> Plotting code records:
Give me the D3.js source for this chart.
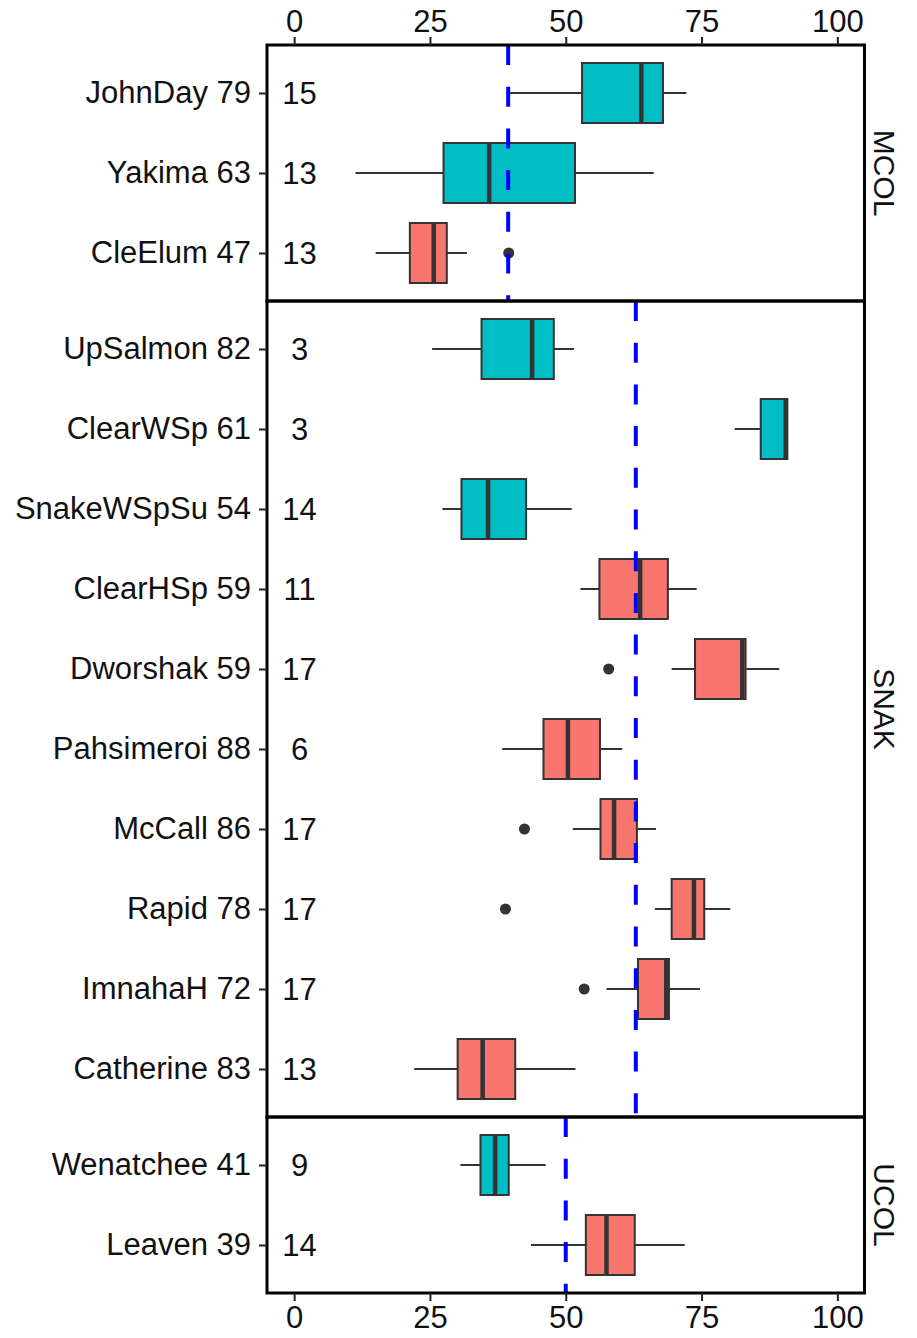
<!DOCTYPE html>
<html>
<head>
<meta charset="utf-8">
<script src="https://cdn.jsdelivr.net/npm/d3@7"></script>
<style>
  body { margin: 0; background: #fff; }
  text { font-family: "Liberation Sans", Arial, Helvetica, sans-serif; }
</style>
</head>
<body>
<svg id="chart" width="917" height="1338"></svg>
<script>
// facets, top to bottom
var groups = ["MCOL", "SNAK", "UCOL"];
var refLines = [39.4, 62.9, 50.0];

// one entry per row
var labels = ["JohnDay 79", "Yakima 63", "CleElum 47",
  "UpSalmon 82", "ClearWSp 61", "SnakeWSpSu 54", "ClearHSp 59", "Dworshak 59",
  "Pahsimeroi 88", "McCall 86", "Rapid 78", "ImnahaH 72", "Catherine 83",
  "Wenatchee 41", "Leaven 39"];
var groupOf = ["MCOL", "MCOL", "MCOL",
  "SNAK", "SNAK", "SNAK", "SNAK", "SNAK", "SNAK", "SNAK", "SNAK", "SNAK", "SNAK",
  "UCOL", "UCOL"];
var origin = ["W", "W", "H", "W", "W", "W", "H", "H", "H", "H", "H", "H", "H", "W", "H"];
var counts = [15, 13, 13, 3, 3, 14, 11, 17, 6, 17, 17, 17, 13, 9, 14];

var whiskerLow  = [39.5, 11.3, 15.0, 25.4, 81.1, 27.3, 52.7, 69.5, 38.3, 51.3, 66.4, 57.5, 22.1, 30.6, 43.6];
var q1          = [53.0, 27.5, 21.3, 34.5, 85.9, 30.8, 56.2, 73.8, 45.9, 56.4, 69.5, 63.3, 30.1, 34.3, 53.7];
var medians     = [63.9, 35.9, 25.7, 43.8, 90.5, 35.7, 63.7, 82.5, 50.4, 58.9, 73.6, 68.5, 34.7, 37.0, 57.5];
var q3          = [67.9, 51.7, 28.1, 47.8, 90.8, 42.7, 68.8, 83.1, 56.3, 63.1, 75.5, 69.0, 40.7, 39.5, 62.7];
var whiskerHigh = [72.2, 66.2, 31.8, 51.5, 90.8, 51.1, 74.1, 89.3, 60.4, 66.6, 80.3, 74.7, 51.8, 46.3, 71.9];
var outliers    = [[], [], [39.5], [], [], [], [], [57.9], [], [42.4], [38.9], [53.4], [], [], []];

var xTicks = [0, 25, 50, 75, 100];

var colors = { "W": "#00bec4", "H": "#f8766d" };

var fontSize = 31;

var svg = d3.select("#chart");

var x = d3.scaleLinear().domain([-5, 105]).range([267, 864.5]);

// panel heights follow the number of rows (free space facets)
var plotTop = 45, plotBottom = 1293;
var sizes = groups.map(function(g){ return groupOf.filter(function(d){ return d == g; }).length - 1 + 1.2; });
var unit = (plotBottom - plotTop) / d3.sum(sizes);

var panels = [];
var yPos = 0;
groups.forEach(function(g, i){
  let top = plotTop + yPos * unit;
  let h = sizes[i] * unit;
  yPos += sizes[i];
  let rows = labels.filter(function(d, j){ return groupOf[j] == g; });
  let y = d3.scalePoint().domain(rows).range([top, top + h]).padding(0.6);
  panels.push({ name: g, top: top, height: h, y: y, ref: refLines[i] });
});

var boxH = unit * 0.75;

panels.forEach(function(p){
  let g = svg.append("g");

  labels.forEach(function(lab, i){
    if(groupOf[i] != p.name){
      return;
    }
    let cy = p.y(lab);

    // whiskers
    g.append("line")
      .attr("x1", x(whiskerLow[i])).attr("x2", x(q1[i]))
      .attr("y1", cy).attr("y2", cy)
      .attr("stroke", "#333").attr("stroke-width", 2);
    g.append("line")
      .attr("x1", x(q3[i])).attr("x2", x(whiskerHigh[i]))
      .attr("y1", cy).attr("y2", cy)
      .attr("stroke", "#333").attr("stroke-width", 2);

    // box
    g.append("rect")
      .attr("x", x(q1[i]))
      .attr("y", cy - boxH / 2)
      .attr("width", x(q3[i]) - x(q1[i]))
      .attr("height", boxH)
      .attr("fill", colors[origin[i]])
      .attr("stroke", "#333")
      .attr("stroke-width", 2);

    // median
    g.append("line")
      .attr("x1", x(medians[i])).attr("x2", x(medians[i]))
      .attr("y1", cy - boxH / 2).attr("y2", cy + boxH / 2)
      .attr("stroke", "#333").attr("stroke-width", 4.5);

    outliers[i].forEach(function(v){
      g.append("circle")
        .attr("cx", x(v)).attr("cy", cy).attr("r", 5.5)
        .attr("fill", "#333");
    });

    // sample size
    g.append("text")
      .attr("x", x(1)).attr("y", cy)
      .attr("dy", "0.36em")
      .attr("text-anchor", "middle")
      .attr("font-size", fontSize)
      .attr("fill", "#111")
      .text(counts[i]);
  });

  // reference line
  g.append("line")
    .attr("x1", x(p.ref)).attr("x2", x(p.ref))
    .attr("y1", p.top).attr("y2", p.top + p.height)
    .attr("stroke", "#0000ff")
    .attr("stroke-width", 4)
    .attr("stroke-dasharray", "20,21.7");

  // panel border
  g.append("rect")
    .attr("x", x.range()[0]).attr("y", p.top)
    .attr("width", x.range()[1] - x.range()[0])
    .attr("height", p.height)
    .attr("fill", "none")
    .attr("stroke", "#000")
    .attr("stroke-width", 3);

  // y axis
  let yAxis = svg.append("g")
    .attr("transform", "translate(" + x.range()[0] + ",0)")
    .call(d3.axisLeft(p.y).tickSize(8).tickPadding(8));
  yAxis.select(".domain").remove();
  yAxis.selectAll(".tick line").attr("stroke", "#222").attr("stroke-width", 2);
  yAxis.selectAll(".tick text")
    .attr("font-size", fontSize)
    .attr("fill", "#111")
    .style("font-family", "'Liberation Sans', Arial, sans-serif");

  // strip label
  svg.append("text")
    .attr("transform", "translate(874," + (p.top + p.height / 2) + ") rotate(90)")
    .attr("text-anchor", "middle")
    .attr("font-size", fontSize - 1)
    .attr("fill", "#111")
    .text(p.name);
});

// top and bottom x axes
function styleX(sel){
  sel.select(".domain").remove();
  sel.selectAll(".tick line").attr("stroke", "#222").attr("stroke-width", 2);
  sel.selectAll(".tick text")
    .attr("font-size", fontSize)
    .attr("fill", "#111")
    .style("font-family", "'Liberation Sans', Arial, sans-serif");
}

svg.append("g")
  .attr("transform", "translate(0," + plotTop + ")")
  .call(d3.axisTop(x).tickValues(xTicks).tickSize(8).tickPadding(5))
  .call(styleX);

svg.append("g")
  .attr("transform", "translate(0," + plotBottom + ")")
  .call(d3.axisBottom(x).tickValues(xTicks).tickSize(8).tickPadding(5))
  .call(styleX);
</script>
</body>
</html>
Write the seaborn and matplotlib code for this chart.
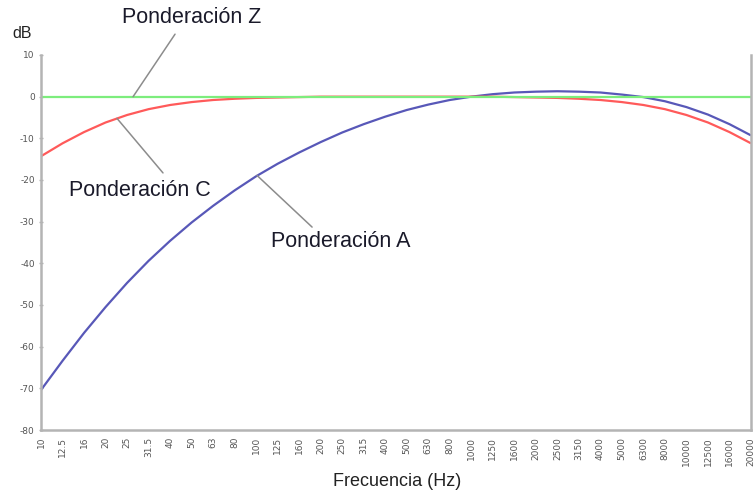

> AIM OF THE EXERCISE:
Reproduce only the lines of the records from the start up to and including the line that holds "var unit = (plotBottom"; do not carry over any picture.

> FINAL RESULT:
Give me the D3.js source for this chart.
<!DOCTYPE html>
<html>
<head>
<meta charset="utf-8">
<script src="https://cdn.jsdelivr.net/npm/d3@7"></script>
<style>
  body { margin: 0; background: #fff; }
  text { font-family: "Liberation Sans", Arial, Helvetica, sans-serif; }
</style>
</head>
<body>
<svg id="chart" width="917" height="1338"></svg>
<script>
// facets, top to bottom
var groups = ["MCOL", "SNAK", "UCOL"];
var refLines = [39.4, 62.9, 50.0];

// one entry per row
var labels = ["JohnDay 79", "Yakima 63", "CleElum 47",
  "UpSalmon 82", "ClearWSp 61", "SnakeWSpSu 54", "ClearHSp 59", "Dworshak 59",
  "Pahsimeroi 88", "McCall 86", "Rapid 78", "ImnahaH 72", "Catherine 83",
  "Wenatchee 41", "Leaven 39"];
var groupOf = ["MCOL", "MCOL", "MCOL",
  "SNAK", "SNAK", "SNAK", "SNAK", "SNAK", "SNAK", "SNAK", "SNAK", "SNAK", "SNAK",
  "UCOL", "UCOL"];
var origin = ["W", "W", "H", "W", "W", "W", "H", "H", "H", "H", "H", "H", "H", "W", "H"];
var counts = [15, 13, 13, 3, 3, 14, 11, 17, 6, 17, 17, 17, 13, 9, 14];

var whiskerLow  = [39.5, 11.3, 15.0, 25.4, 81.1, 27.3, 52.7, 69.5, 38.3, 51.3, 66.4, 57.5, 22.1, 30.6, 43.6];
var q1          = [53.0, 27.5, 21.3, 34.5, 85.9, 30.8, 56.2, 73.8, 45.9, 56.4, 69.5, 63.3, 30.1, 34.3, 53.7];
var medians     = [63.9, 35.9, 25.7, 43.8, 90.5, 35.7, 63.7, 82.5, 50.4, 58.9, 73.6, 68.5, 34.7, 37.0, 57.5];
var q3          = [67.9, 51.7, 28.1, 47.8, 90.8, 42.7, 68.8, 83.1, 56.3, 63.1, 75.5, 69.0, 40.7, 39.5, 62.7];
var whiskerHigh = [72.2, 66.2, 31.8, 51.5, 90.8, 51.1, 74.1, 89.3, 60.4, 66.6, 80.3, 74.7, 51.8, 46.3, 71.9];
var outliers    = [[], [], [39.5], [], [], [], [], [57.9], [], [42.4], [38.9], [53.4], [], [], []];

var xTicks = [0, 25, 50, 75, 100];

var colors = { "W": "#00bec4", "H": "#f8766d" };

var fontSize = 31;

var svg = d3.select("#chart");

var x = d3.scaleLinear().domain([-5, 105]).range([267, 864.5]);

// panel heights follow the number of rows (free space facets)
var plotTop = 45, plotBottom = 1293;
var sizes = groups.map(function(g){ return groupOf.filter(function(d){ return d == g; }).length - 1 + 1.2; });
var unit = (plotBottom - plotTop) / d3.sum(sizes);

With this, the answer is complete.